>>>

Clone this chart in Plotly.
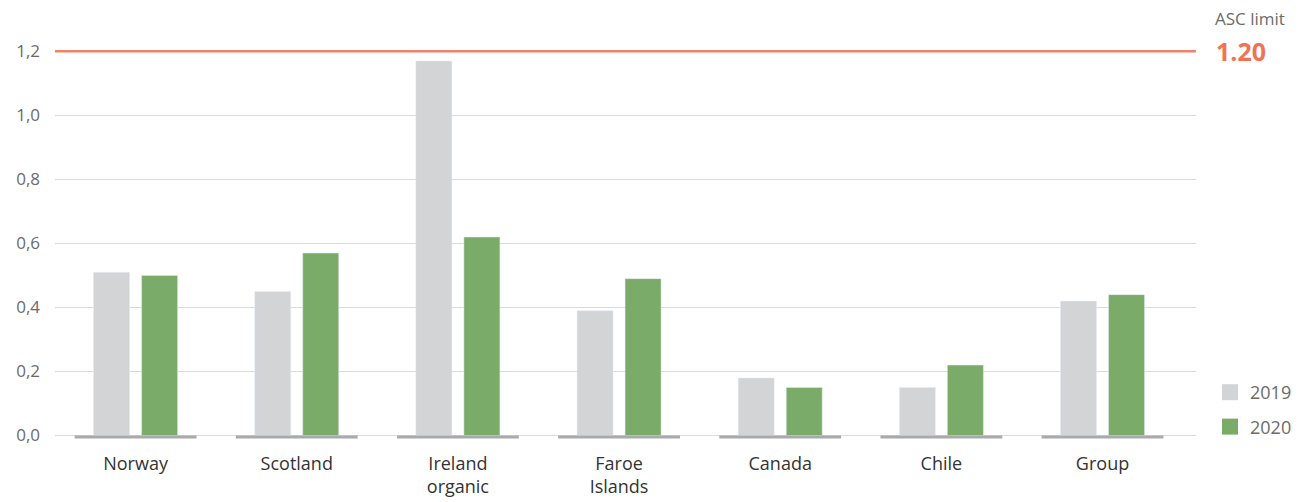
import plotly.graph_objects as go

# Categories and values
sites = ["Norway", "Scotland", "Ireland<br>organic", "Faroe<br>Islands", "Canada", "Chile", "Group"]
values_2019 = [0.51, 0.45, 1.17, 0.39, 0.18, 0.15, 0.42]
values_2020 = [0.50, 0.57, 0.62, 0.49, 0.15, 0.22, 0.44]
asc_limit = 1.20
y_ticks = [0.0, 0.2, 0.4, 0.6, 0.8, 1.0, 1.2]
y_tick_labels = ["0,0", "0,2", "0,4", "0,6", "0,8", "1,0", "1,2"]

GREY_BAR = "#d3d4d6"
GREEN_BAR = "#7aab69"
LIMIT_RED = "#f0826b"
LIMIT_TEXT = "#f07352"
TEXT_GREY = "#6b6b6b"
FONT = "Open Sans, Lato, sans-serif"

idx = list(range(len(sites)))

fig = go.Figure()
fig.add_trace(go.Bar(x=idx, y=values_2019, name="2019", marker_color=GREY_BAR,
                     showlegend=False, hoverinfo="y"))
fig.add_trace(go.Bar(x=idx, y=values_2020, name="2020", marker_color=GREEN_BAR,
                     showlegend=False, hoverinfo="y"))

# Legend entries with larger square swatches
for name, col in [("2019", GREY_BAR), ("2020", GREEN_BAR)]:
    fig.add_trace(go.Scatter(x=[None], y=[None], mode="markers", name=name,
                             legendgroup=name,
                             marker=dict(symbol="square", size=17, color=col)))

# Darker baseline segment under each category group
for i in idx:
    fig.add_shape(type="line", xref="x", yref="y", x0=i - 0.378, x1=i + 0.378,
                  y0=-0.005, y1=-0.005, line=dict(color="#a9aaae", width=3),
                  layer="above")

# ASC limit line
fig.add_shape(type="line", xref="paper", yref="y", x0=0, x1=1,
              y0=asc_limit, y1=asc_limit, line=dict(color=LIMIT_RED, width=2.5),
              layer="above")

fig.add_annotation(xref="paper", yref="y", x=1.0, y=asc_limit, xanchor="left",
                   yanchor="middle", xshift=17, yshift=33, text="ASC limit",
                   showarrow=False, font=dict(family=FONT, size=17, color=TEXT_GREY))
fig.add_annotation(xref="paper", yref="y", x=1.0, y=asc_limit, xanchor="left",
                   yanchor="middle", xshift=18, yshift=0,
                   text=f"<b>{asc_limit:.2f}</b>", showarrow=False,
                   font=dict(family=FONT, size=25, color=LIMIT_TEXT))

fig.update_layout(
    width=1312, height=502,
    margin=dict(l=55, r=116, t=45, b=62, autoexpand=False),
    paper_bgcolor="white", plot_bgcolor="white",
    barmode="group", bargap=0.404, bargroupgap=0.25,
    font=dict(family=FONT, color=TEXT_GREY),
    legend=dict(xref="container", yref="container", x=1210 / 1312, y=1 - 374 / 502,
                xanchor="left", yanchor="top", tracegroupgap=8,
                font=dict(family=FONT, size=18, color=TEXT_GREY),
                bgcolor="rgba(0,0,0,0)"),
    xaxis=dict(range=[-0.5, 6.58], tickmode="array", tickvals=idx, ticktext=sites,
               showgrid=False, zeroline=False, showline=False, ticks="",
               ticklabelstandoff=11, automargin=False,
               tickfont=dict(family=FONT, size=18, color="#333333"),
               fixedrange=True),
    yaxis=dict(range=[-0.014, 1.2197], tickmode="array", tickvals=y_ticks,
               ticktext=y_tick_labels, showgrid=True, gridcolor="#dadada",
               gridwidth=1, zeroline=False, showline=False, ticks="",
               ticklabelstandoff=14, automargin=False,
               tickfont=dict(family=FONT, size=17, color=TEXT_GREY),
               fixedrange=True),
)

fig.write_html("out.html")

<<<
>>>

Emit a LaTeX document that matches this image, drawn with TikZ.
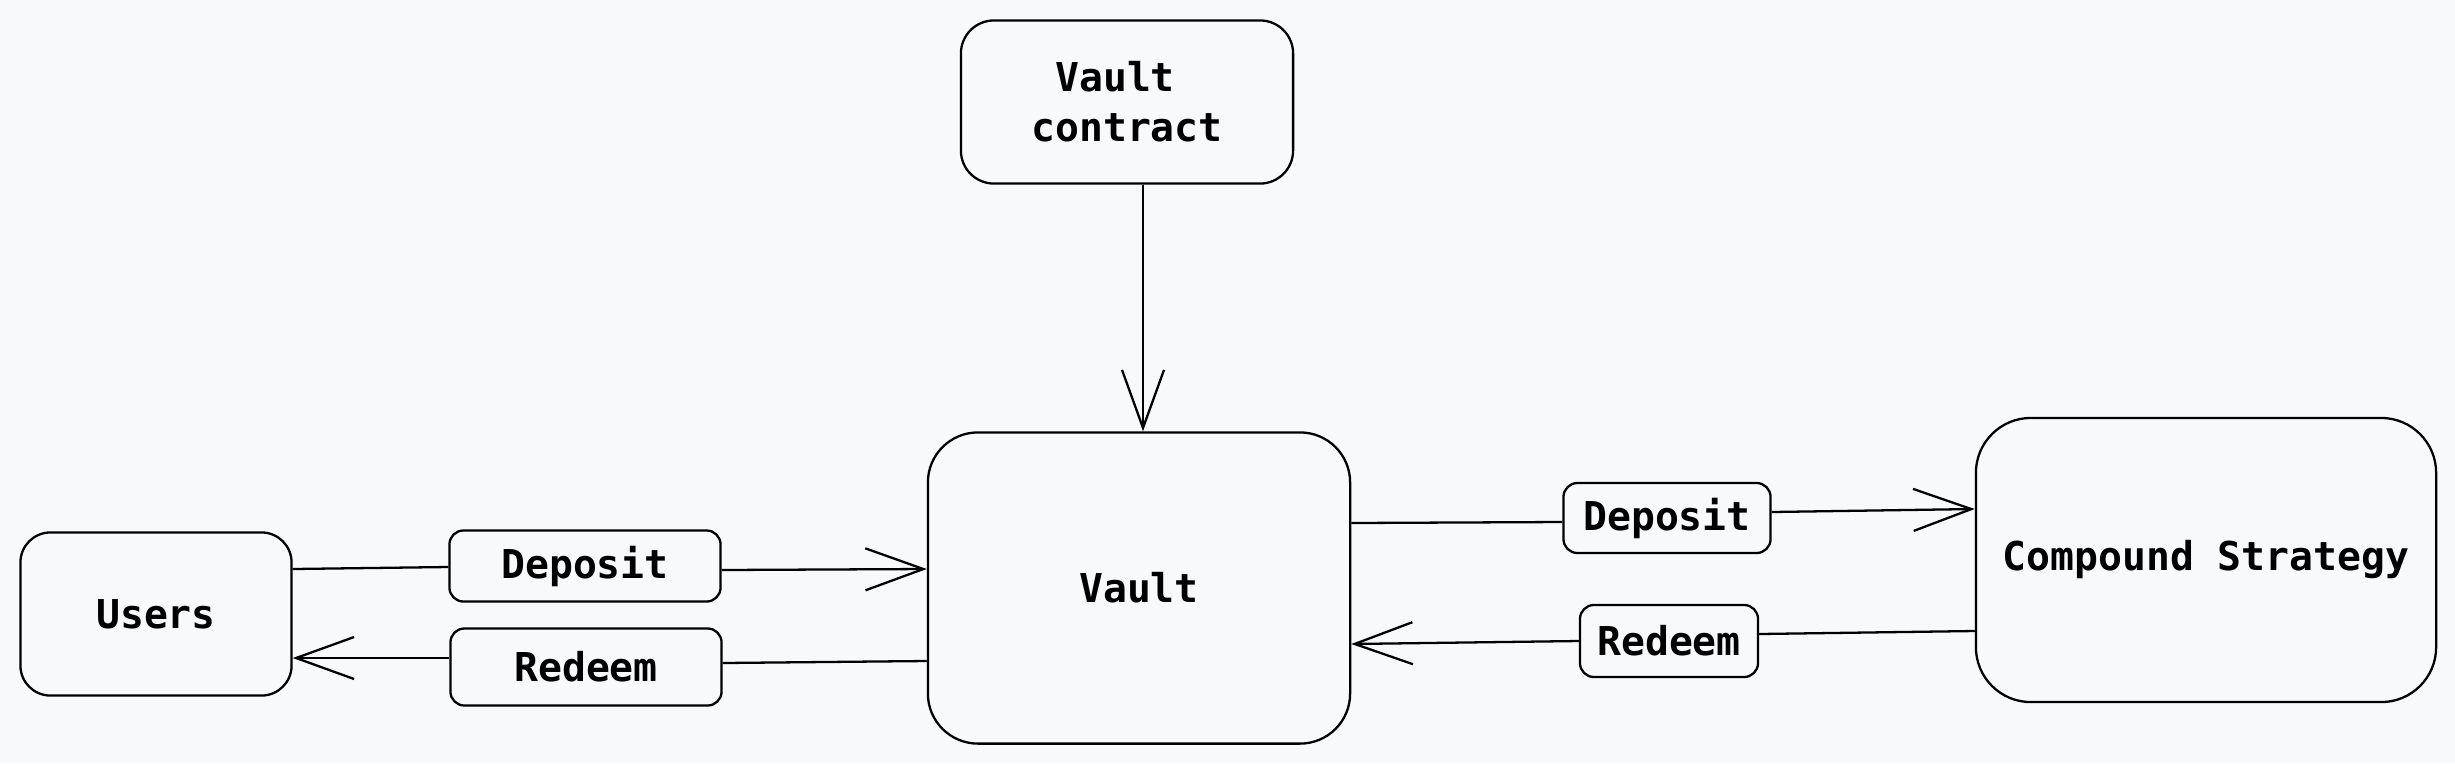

<<<

Scan the lines above for "this", then copy every one that has it.

▶ [CORRECT OUTPUT]
Clone this chart in Plotly.
Emit a LaTeX document that matches this image, drawn with TikZ.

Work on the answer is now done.